I didn’t have anything specific I was interested in reading or consulting, so, after stashing my bag in a locker, I meandered around, soaking up the atmosphere, availing myself of various amenities, including free internet access, and checking in on the chess games quietly being played in a dedicated area of the library. That done, I had a trawl through the extensive online catalogue, searching for a few things related to a new project I have brewing in my head (before even my last or current one is finished!). My scrawled notes in hand, I headed to the La Trobe Reading Room – a fantastic, light-filled, heptagonal room with amazing soaring ceilings. (Pictured above.) The desks are wooden and battered. Not in a bad way exactly. Rather, they have the same kind of love-worn look that a much-read, dog-eared book does, a testimony to their use by countless scholars since the library opened in 1856. Around the reading room’s seven sides are bookshelves holding a representative sample of the library’s understandably extensive Australiana collection. Picking out a few that looked and sounded interesting, I sat myself down at one of the oaken desks and immersed myself in Victorian culture and society (in both senses of the word… I was reading about Victorian-era Victoria, a notion that made me giggle irrationally to myself).
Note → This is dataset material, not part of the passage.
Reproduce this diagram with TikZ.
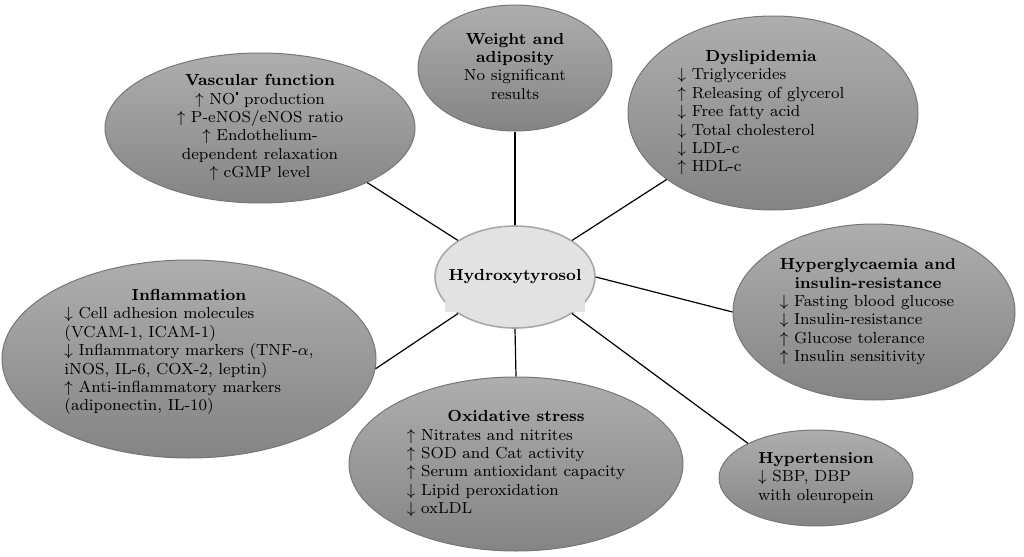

Although the Information Centre on the ground floor was bustling with activity, the La Trobe Reading Room was a haven of peace and quiet, reminding me quite a lot of the experience of working in the National Library of Ireland (which, of course, also resembles it in some ways). Without interruption, I read, pored over images, and beefed up on my Australian history until, eventually, in consideration of my long-suffering husband, I set the books aside and headed down to the Library’s café, Mr Tulk, for coffee and cake. Like Melbourne city as a whole, the café has an artsy, laidback feel to it, somewhat at odds with the ordered Victorian splendour of the library itself, but no less inviting.
Unfortunately, we didn’t make it to the two free exhibitions then open in the library – ‘The Changing Face of Victoria’ and ‘Mirror of the World: Books and Ideas’ – but I’m already plotting my return! Until then, I’ll have to content myself with browsing the library’s excellent website, an impressive undertaking in its own right, even if it pales in comparison to the real thing.